WHAT IS BEING ASKED>
Include the line containing "health,\\education, gender, civil" and all lines before it, repeated exactly from the listing below, without pictures.

INFORMATION SUPPLIED>
>>>>
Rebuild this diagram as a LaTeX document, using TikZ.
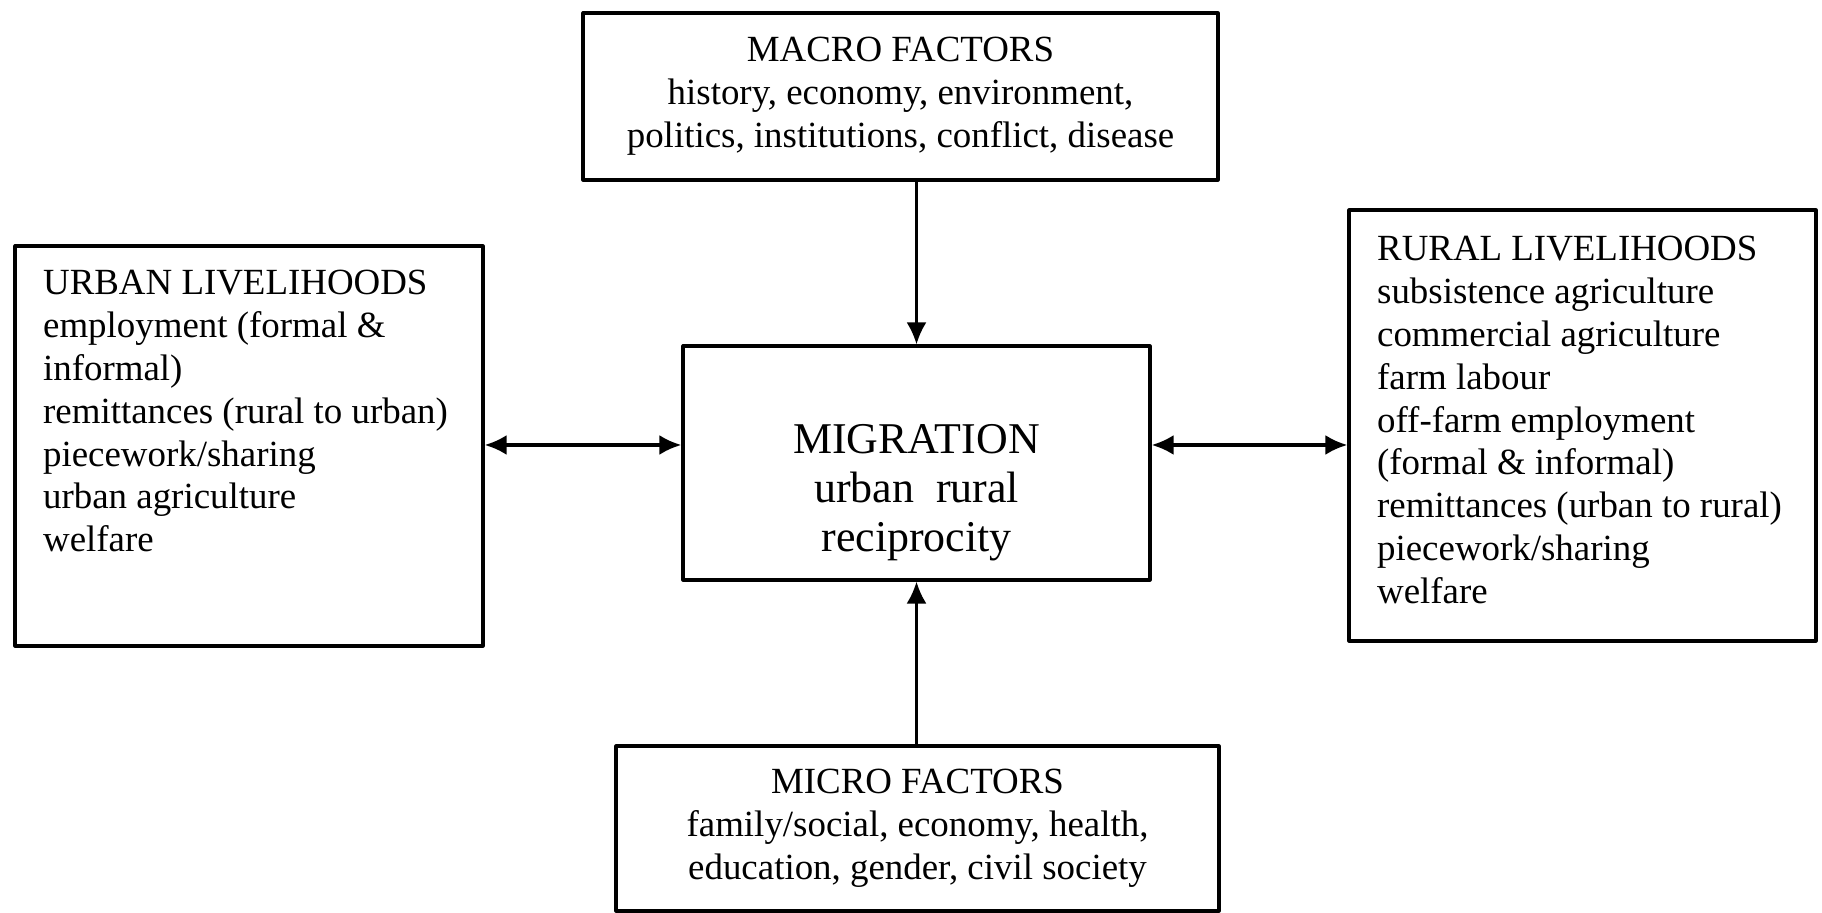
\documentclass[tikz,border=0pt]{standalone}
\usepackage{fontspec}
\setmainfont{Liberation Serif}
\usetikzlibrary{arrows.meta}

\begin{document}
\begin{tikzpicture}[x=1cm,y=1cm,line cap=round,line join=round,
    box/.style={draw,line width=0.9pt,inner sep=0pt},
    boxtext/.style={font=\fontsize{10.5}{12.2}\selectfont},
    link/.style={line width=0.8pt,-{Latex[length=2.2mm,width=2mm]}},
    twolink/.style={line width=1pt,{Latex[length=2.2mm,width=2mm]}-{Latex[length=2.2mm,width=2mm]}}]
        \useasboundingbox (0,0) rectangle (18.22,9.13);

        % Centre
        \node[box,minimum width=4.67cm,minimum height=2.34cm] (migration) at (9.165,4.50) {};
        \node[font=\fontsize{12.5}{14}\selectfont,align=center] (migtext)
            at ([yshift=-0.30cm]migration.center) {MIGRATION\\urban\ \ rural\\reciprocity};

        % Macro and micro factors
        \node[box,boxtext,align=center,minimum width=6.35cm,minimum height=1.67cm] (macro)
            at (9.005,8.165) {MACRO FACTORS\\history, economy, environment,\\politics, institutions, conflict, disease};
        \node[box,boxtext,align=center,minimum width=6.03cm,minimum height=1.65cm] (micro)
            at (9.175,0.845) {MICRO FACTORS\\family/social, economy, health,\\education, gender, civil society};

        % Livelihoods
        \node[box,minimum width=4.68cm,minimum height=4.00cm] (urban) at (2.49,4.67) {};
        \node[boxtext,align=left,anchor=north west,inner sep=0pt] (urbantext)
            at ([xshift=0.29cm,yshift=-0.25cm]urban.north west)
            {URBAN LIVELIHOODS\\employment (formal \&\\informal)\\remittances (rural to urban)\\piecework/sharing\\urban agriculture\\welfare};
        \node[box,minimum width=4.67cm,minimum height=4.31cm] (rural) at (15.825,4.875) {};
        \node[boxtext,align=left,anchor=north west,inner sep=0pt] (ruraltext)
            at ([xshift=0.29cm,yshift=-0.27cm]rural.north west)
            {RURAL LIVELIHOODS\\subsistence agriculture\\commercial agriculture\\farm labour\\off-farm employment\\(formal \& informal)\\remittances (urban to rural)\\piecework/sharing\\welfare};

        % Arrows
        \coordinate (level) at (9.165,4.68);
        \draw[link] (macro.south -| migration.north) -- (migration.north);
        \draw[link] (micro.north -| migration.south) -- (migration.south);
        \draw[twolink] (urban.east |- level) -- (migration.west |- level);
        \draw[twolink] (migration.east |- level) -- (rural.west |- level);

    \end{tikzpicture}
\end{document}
<<<<
REPLY TO THE EXERCISE>
Rebuild this diagram as a LaTeX document, using TikZ.
\documentclass[tikz,border=0pt]{standalone}
\usepackage{fontspec}
\setmainfont{Liberation Serif}
\usetikzlibrary{arrows.meta}

\begin{document}
\begin{tikzpicture}[x=1cm,y=1cm,line cap=round,line join=round,
    box/.style={draw,line width=0.9pt,inner sep=0pt},
    boxtext/.style={font=\fontsize{10.5}{12.2}\selectfont},
    link/.style={line width=0.8pt,-{Latex[length=2.2mm,width=2mm]}},
    twolink/.style={line width=1pt,{Latex[length=2.2mm,width=2mm]}-{Latex[length=2.2mm,width=2mm]}}]
        \useasboundingbox (0,0) rectangle (18.22,9.13);

        % Centre
        \node[box,minimum width=4.67cm,minimum height=2.34cm] (migration) at (9.165,4.50) {};
        \node[font=\fontsize{12.5}{14}\selectfont,align=center] (migtext)
            at ([yshift=-0.30cm]migration.center) {MIGRATION\\urban\ \ rural\\reciprocity};

        % Macro and micro factors
        \node[box,boxtext,align=center,minimum width=6.35cm,minimum height=1.67cm] (macro)
            at (9.005,8.165) {MACRO FACTORS\\history, economy, environment,\\politics, institutions, conflict, disease};
        \node[box,boxtext,align=center,minimum width=6.03cm,minimum height=1.65cm] (micro)
            at (9.175,0.845) {MICRO FACTORS\\family/social, economy, health,\\education, gender, civil society};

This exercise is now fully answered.